• Aim: Only the lines from the start of the data to the line containing "var line = d3.line();", both included, should be output, exactly and without pictures.

• Information supplied:

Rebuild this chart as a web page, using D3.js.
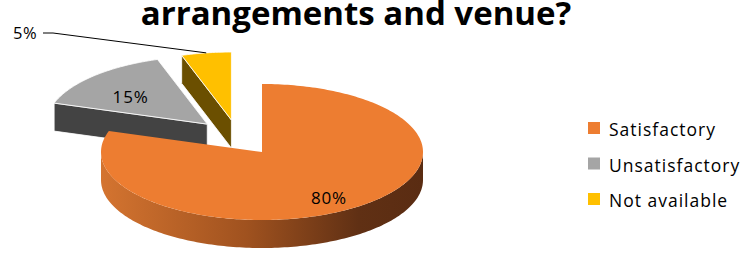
<!DOCTYPE html>
<html>
<head>
  <meta charset="utf-8">
  <script src="https://cdn.jsdelivr.net/npm/d3@7"></script>
  <style>
    body { margin: 0; background: #fff; }
    svg { display: block; font-family: "Open Sans", sans-serif; }
  </style>
</head>
<body>
<script>
  // chart data
  var categories = ["Satisfactory", "Unsatisfactory", "Not available"];
  var values = [80, 15, 5];
  var labels = ["80%", "15%", "5%"];
  var colors = ["#ED7D31", "#A5A5A5", "#FFC000"];
  var sideColors = ["url(#orangeSide)", "#434343", "#6b4f00"];
  var titleLine = "arrangements and venue?";

  var W = 747, H = 258;
  var cx = 262, cy = 152, rx = 161, ry = 68, depth = 28;
  // explosion offsets (fraction of rx, ry)
  var explode = [[0, 0], [-0.34, -0.41], [-0.19, -0.47]];

  var svg = d3.select("body").append("svg")
    .attr("width", W).attr("height", H);

  var grad = svg.append("defs").append("linearGradient")
    .attr("id", "orangeSide")
    .attr("gradientUnits", "userSpaceOnUse")
    .attr("x1", cx - rx).attr("x2", cx + rx).attr("y1", 0).attr("y2", 0);
  grad.append("stop").attr("offset", "0%").attr("stop-color", "#d47430");
  grad.append("stop").attr("offset", "45%").attr("stop-color", "#a0521f");
  grad.append("stop").attr("offset", "80%").attr("stop-color", "#603014");
  grad.append("stop").attr("offset", "100%").attr("stop-color", "#5a2c12");

  svg.append("text")
    .attr("x", 356).attr("y", 25)
    .attr("text-anchor", "middle")
    .style("font-size", "33px").style("font-weight", "bold")
    .text(titleLine);

  var pie = d3.pie().sort(null).startAngle(0).endAngle(2 * Math.PI);
  var arcs = pie(values);

  function pt(o, a, r, dz) {
    return [o[0] + rx * r * Math.sin(a), o[1] - ry * r * Math.cos(a) + (dz || 0)];
  }
  function arcPts(o, a0, a1, dz) {
    var n = Math.max(2, Math.ceil((a1 - a0) / 0.02)), p = [];
    for (var i = 0; i <= n; i++) p.push(pt(o, a0 + (a1 - a0) * i / n, 1, dz));
    return p;
  }
  var line = d3.line();

  // draw back slices first, orange last
  var order = [1, 2, 0];
  order.forEach(function(i) {
    var d = arcs[i];
    var o = [cx + explode[i][0] * rx, cy + explode[i][1] * ry];
    var g = svg.append("g");
    // start radial face
    if (Math.sin(d.startAngle) < -1e-6) {
      var p = pt(o, d.startAngle, 1);
      g.append("path")
        .attr("d", line([o, p, [p[0], p[1] + depth], [o[0], o[1] + depth]]) + "Z")
        .attr("fill", sideColors[i]).attr("stroke", "#fff").attr("stroke-width", 0.8);
    }
    if (Math.sin(d.endAngle) > 1e-6) {
      var q = pt(o, d.endAngle, 1);
      g.append("path")
        .attr("d", line([o, q, [q[0], q[1] + depth], [o[0], o[1] + depth]]) + "Z")
        .attr("fill", sideColors[i]);
    }
    // outer front side
    var s0 = Math.max(d.startAngle, Math.PI / 2), s1 = Math.min(d.endAngle, 3 * Math.PI / 2);
    if (s1 > s0) {
      var top = arcPts(o, s0, s1, 0), bot = arcPts(o, s0, s1, depth).reverse();
      g.append("path").attr("d", line(top.concat(bot)) + "Z")
        .attr("fill", sideColors[i]);
    }
    // top surface
    g.append("path")
      .attr("d", line([o].concat(arcPts(o, d.startAngle, d.endAngle, 0))) + "Z")
      .attr("fill", colors[i])
      .attr("stroke", i === 0 ? "none" : "#fff").attr("stroke-width", 0.8);
  });

  // inside labels
  var labelR = [0.74, 0.7];
  var labelNudge = [[-3, 5], [3, 6]];
  [0, 1].forEach(function(i) {
    var d = arcs[i];
    var o = [cx + explode[i][0] * rx, cy + explode[i][1] * ry];
    var p = pt(o, (d.startAngle + d.endAngle) / 2, labelR[i]);
    svg.append("text")
      .attr("x", p[0] + labelNudge[i][0]).attr("y", p[1] + labelNudge[i][1])
      .attr("text-anchor", "middle").attr("dominant-baseline", "central")
      .style("font-size", "17px").style("letter-spacing", "0.8px").attr("fill", "#000")
      .text(labels[i]);
  });

  // outside label for the small slice
  var dy = arcs[2];
  var oy = [cx + explode[2][0] * rx, cy + explode[2][1] * ry];
  var tip = pt(oy, (dy.startAngle + dy.endAngle) / 2, 1);
  svg.append("path")
    .attr("d", line([[43, 33], [53, 33], tip]))
    .attr("fill", "none").attr("stroke", "#000").attr("stroke-width", 1);
  svg.append("text")
    .attr("x", 13).attr("y", 32)
    .attr("dominant-baseline", "central")
    .style("font-size", "16.5px").style("letter-spacing", "0.5px")
    .text(labels[2]);

  // legend
  var lg = svg.append("g").attr("transform", "translate(588,128)");
  categories.forEach(function(c, i) {
    var row = lg.append("g").attr("transform", "translate(0," + (i * 35.5) + ")");
    row.append("rect").attr("x", 0).attr("y", -6).attr("width", 12).attr("height", 12)
      .attr("fill", colors[i]);
    row.append("text").attr("x", 21).attr("y", 1)
      .attr("dominant-baseline", "central")
      .style("font-size", "17.5px").style("letter-spacing", "1px")
      .text(c);
  });
</script>
</body>
</html>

• Exercise response:
Rebuild this chart as a web page, using D3.js.
<!DOCTYPE html>
<html>
<head>
  <meta charset="utf-8">
  <script src="https://cdn.jsdelivr.net/npm/d3@7"></script>
  <style>
    body { margin: 0; background: #fff; }
    svg { display: block; font-family: "Open Sans", sans-serif; }
  </style>
</head>
<body>
<script>
  // chart data
  var categories = ["Satisfactory", "Unsatisfactory", "Not available"];
  var values = [80, 15, 5];
  var labels = ["80%", "15%", "5%"];
  var colors = ["#ED7D31", "#A5A5A5", "#FFC000"];
  var sideColors = ["url(#orangeSide)", "#434343", "#6b4f00"];
  var titleLine = "arrangements and venue?";

  var W = 747, H = 258;
  var cx = 262, cy = 152, rx = 161, ry = 68, depth = 28;
  // explosion offsets (fraction of rx, ry)
  var explode = [[0, 0], [-0.34, -0.41], [-0.19, -0.47]];

  var svg = d3.select("body").append("svg")
    .attr("width", W).attr("height", H);

  var grad = svg.append("defs").append("linearGradient")
    .attr("id", "orangeSide")
    .attr("gradientUnits", "userSpaceOnUse")
    .attr("x1", cx - rx).attr("x2", cx + rx).attr("y1", 0).attr("y2", 0);
  grad.append("stop").attr("offset", "0%").attr("stop-color", "#d47430");
  grad.append("stop").attr("offset", "45%").attr("stop-color", "#a0521f");
  grad.append("stop").attr("offset", "80%").attr("stop-color", "#603014");
  grad.append("stop").attr("offset", "100%").attr("stop-color", "#5a2c12");

  svg.append("text")
    .attr("x", 356).attr("y", 25)
    .attr("text-anchor", "middle")
    .style("font-size", "33px").style("font-weight", "bold")
    .text(titleLine);

  var pie = d3.pie().sort(null).startAngle(0).endAngle(2 * Math.PI);
  var arcs = pie(values);

  function pt(o, a, r, dz) {
    return [o[0] + rx * r * Math.sin(a), o[1] - ry * r * Math.cos(a) + (dz || 0)];
  }
  function arcPts(o, a0, a1, dz) {
    var n = Math.max(2, Math.ceil((a1 - a0) / 0.02)), p = [];
    for (var i = 0; i <= n; i++) p.push(pt(o, a0 + (a1 - a0) * i / n, 1, dz));
    return p;
  }
  var line = d3.line();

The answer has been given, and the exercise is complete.